From the data that follows, copy every line holding the string "script".

┏━━

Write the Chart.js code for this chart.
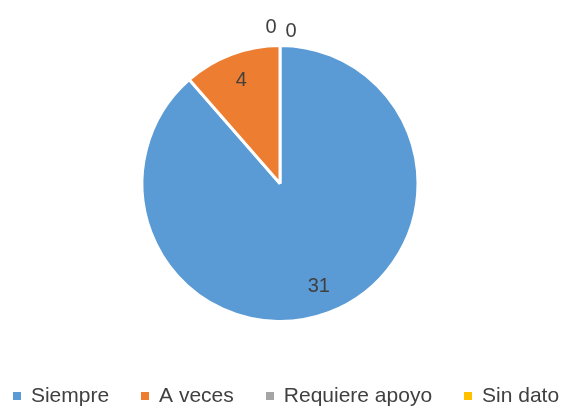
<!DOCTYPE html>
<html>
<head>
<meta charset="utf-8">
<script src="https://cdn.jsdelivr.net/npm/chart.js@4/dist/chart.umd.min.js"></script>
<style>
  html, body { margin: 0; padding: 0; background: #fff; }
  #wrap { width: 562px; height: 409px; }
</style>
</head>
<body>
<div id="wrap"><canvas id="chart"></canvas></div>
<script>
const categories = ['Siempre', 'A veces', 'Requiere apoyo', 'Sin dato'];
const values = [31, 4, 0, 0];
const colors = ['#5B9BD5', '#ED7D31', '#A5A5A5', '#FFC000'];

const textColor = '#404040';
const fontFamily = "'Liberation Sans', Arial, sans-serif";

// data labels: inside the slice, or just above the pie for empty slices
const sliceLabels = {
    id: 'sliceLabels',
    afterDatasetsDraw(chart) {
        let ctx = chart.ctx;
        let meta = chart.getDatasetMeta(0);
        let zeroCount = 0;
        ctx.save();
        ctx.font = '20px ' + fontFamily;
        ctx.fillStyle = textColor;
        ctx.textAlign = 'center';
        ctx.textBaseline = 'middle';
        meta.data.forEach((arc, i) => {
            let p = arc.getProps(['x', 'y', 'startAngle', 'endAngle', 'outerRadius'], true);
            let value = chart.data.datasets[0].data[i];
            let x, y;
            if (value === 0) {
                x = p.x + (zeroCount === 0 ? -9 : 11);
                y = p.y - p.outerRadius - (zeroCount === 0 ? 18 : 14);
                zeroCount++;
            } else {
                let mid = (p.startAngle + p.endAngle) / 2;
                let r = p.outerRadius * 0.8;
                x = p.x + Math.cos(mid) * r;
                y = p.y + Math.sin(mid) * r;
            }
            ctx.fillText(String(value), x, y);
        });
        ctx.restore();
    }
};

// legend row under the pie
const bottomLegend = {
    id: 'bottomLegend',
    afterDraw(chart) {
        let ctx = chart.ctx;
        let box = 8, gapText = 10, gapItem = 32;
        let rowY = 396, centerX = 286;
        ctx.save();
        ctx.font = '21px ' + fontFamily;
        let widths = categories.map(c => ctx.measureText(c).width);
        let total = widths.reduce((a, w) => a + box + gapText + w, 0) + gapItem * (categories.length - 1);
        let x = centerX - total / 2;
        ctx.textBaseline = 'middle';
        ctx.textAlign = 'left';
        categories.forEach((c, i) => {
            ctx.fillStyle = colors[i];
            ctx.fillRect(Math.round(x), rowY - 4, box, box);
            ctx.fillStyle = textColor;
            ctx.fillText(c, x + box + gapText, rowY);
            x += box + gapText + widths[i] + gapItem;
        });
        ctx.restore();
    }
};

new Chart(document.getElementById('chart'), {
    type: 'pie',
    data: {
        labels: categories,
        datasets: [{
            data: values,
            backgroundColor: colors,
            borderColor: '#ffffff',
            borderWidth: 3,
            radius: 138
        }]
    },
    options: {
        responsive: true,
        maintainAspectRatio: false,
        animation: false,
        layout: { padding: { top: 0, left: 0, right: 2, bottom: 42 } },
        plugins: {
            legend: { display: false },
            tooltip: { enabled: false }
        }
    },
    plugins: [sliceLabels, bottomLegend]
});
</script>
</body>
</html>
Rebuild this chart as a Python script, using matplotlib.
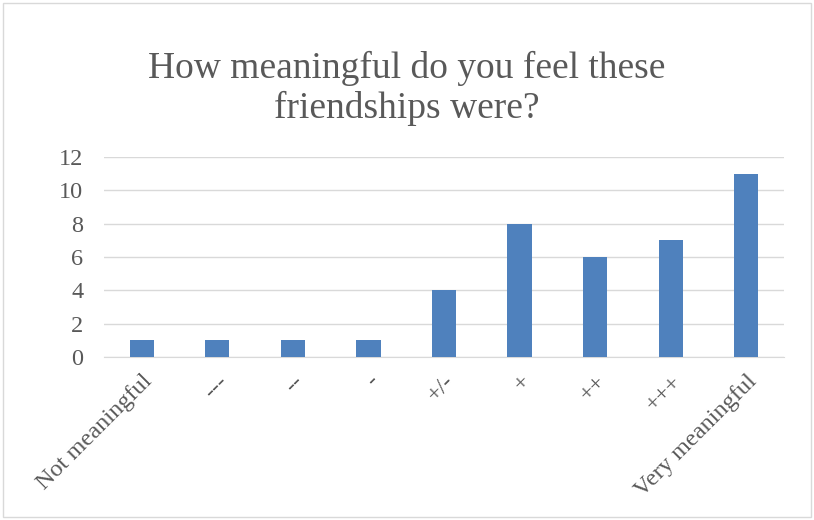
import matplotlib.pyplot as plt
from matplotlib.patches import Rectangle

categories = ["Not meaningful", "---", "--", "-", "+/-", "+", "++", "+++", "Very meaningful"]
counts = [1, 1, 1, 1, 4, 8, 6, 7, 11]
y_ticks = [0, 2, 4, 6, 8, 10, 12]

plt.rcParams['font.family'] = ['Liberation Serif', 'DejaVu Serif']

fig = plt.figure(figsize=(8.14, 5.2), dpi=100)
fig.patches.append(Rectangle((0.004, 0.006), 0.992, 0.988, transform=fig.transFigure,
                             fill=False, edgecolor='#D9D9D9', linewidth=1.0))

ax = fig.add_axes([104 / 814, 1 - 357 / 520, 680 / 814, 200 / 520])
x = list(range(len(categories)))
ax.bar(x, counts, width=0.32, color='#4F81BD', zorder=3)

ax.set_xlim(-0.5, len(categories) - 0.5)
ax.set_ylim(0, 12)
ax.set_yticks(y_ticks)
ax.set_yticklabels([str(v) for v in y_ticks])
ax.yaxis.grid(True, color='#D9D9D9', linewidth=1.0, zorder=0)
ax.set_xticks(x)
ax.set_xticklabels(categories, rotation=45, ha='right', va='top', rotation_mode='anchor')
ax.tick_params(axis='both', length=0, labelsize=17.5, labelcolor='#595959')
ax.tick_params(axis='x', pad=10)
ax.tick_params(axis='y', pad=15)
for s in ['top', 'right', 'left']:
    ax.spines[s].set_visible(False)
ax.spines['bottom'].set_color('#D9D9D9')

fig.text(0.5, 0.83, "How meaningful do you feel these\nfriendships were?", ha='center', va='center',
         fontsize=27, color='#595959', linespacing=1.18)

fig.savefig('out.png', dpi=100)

┗━━

*Result*
<script src="https://cdn.jsdelivr.net/npm/chart.js@4/dist/chart.umd.min.js"></script>
<script>
</script>
Rebuild this chart as a Python script, using matplotlib.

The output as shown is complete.